Stated exercise: Emit the exact text of every line from the line with "Generate a Python" to the line with "from matplotlib.colors import to_rgb", both ends included. No other output is expected.

Data provided:

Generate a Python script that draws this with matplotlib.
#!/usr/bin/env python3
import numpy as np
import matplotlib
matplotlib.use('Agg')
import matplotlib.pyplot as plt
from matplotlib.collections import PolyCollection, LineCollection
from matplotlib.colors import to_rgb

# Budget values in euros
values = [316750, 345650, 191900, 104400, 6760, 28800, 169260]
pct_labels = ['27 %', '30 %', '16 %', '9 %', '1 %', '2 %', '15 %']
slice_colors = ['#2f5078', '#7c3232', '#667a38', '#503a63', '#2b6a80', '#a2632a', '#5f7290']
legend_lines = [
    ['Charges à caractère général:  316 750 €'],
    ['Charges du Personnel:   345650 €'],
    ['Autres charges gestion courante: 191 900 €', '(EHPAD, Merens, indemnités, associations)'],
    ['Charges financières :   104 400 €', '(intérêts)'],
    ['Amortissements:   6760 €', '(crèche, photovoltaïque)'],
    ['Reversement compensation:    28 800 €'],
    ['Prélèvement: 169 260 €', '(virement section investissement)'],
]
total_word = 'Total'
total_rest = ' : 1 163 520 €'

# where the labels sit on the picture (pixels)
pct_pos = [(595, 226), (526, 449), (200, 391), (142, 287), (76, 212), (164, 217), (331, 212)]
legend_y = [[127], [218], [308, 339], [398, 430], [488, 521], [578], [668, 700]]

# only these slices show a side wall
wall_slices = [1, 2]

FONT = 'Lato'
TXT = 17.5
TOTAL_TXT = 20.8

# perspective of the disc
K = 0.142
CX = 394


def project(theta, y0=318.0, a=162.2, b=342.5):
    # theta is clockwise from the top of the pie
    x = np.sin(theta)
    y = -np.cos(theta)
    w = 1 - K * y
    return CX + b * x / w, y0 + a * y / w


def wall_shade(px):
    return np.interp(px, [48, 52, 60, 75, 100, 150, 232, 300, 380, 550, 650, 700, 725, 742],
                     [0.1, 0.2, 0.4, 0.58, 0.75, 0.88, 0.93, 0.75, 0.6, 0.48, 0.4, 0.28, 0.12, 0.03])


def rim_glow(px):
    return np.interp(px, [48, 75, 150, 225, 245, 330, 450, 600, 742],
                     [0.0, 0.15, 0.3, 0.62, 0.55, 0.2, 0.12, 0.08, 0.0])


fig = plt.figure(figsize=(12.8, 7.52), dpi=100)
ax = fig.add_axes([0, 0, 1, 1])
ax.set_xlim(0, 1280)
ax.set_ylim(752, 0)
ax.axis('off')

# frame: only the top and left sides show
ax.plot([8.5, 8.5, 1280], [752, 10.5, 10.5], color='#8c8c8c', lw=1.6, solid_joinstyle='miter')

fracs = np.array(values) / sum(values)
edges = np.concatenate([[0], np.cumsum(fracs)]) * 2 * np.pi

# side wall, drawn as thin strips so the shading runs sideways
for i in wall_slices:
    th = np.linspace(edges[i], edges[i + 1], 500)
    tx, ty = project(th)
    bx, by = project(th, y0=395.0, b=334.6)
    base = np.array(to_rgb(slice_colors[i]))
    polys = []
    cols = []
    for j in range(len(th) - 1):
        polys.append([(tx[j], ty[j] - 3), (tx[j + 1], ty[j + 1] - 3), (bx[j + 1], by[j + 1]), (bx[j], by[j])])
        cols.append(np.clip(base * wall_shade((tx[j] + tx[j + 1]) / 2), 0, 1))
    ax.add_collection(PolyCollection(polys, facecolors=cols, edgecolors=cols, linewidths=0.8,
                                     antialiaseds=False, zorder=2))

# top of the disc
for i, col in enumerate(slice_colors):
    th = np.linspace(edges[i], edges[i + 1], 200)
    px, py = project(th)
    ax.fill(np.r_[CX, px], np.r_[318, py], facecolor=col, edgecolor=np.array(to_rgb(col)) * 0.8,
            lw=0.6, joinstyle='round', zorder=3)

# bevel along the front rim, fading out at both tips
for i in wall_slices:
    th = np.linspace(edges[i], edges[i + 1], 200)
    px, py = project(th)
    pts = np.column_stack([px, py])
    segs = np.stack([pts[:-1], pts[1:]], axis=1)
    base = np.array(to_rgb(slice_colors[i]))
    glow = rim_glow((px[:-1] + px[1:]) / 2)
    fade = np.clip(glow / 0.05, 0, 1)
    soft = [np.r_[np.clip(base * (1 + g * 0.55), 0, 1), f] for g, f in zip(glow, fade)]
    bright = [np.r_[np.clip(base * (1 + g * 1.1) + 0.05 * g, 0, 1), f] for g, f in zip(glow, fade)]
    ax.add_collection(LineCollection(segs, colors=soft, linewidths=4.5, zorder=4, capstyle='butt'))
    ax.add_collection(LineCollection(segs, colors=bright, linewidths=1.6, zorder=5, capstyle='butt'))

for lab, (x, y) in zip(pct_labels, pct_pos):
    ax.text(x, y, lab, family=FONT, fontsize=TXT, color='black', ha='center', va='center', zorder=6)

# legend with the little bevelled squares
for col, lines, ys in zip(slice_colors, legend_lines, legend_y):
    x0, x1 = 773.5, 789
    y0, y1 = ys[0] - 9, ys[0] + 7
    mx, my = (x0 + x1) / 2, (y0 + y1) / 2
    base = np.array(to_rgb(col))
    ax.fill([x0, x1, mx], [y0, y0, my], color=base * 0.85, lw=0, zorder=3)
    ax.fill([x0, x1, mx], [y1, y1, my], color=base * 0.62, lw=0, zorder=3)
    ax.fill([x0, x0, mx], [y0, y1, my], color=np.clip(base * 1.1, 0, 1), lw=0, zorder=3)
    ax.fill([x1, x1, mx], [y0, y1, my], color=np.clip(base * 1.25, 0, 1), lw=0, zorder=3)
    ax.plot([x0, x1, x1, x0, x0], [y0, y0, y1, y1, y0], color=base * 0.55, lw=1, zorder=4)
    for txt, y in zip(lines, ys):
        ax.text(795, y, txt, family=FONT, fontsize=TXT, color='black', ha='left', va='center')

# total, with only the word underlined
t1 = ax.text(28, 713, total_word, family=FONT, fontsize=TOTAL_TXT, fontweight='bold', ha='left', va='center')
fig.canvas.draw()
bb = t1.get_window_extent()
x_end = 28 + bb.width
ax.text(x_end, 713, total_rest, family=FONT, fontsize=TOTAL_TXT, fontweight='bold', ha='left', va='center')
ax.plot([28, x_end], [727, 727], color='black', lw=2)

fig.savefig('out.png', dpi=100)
---
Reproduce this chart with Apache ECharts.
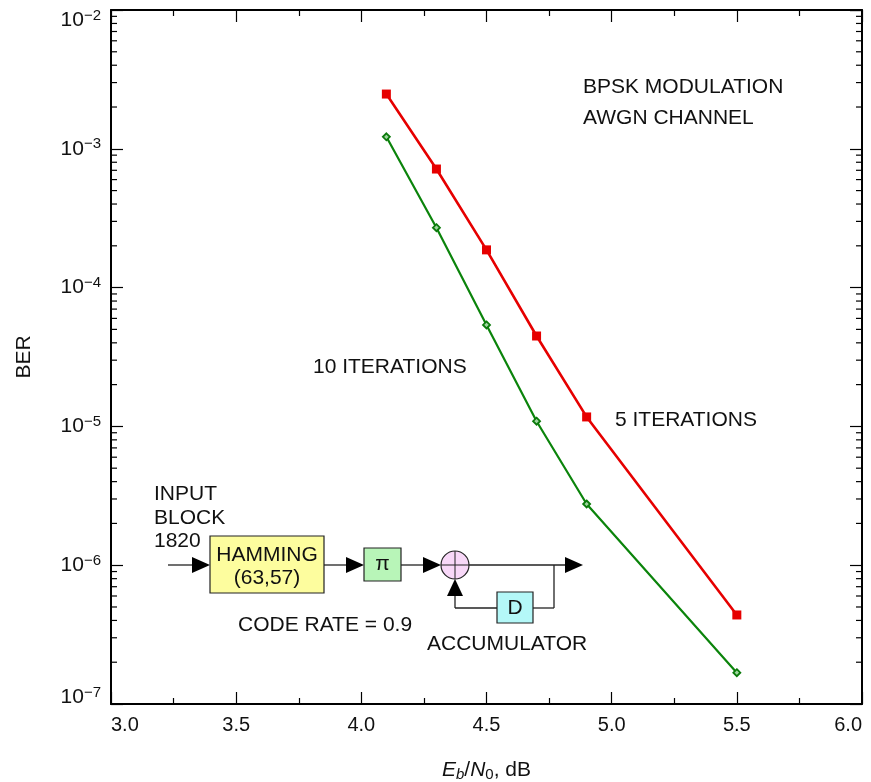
==
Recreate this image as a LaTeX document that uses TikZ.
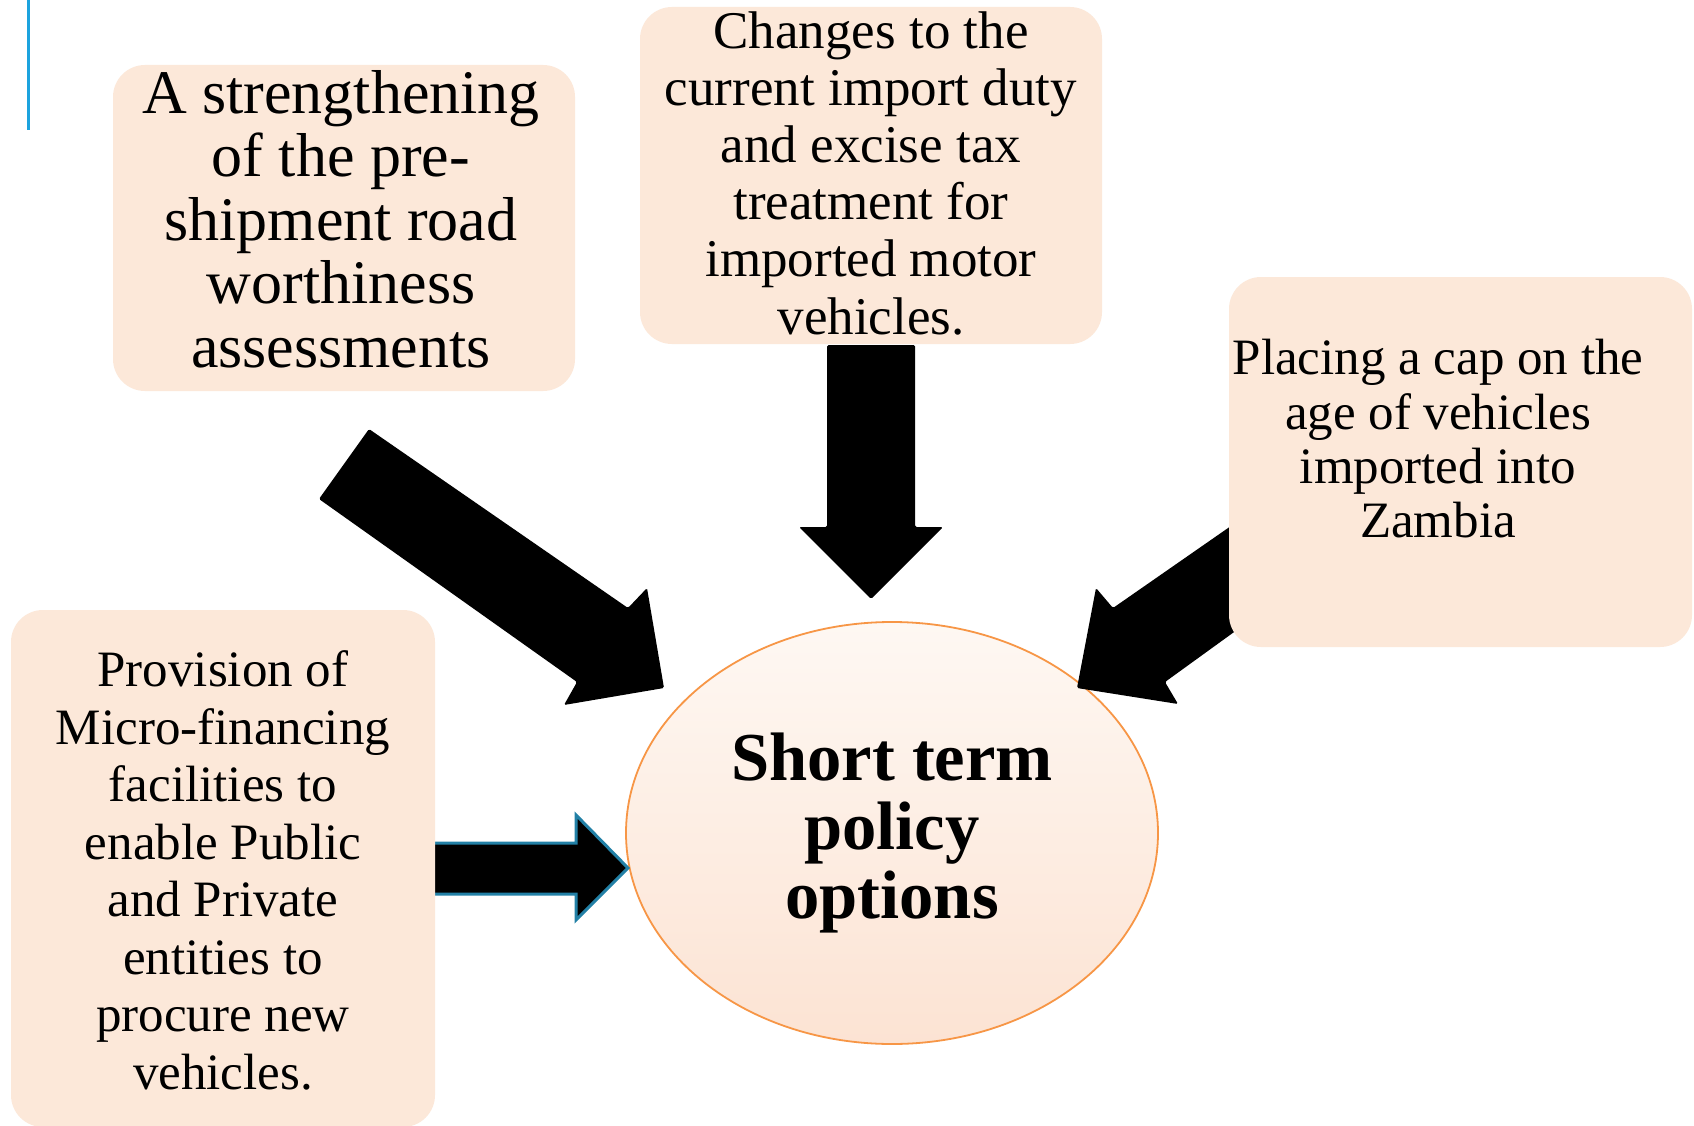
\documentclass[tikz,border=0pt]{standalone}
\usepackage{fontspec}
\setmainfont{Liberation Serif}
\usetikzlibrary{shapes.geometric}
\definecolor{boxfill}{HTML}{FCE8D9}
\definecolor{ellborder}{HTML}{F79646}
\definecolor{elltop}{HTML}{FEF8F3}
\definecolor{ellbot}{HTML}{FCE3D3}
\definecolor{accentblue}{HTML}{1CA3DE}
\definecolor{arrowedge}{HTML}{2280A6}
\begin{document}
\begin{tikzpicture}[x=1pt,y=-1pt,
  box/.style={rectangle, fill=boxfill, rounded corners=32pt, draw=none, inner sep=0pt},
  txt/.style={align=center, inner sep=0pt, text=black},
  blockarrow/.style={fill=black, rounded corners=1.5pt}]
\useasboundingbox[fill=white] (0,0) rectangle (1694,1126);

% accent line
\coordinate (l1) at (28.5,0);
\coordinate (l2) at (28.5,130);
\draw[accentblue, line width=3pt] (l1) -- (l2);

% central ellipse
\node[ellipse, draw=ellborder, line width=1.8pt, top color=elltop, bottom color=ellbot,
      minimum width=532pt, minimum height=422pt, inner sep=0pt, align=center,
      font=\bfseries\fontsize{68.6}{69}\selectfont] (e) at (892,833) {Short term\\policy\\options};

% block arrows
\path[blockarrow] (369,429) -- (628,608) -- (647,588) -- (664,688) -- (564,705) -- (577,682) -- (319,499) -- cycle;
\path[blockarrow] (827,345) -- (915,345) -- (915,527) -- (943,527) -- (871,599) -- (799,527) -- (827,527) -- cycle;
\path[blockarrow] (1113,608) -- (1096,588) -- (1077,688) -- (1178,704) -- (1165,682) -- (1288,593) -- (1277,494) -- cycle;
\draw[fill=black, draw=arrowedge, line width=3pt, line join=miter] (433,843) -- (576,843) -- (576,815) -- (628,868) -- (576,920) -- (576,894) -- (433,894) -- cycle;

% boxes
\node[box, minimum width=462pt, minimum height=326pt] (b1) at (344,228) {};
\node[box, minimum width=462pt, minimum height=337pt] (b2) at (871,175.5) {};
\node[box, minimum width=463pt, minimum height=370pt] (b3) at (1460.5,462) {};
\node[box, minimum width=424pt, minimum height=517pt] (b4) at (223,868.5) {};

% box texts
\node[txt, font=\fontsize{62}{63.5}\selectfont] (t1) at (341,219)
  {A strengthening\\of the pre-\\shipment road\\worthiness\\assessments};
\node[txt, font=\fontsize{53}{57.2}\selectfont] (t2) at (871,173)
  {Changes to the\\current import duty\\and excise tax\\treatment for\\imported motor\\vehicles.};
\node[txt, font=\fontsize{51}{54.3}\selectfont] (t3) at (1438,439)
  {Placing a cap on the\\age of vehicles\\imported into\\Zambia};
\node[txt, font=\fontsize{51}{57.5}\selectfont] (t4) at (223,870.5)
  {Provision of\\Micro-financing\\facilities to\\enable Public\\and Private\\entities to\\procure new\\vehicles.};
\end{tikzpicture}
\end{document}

Right answer:
Generate a Python script that draws this with matplotlib.
#!/usr/bin/env python3
import numpy as np
import matplotlib
matplotlib.use('Agg')
import matplotlib.pyplot as plt
from matplotlib.collections import PolyCollection, LineCollection
from matplotlib.colors import to_rgb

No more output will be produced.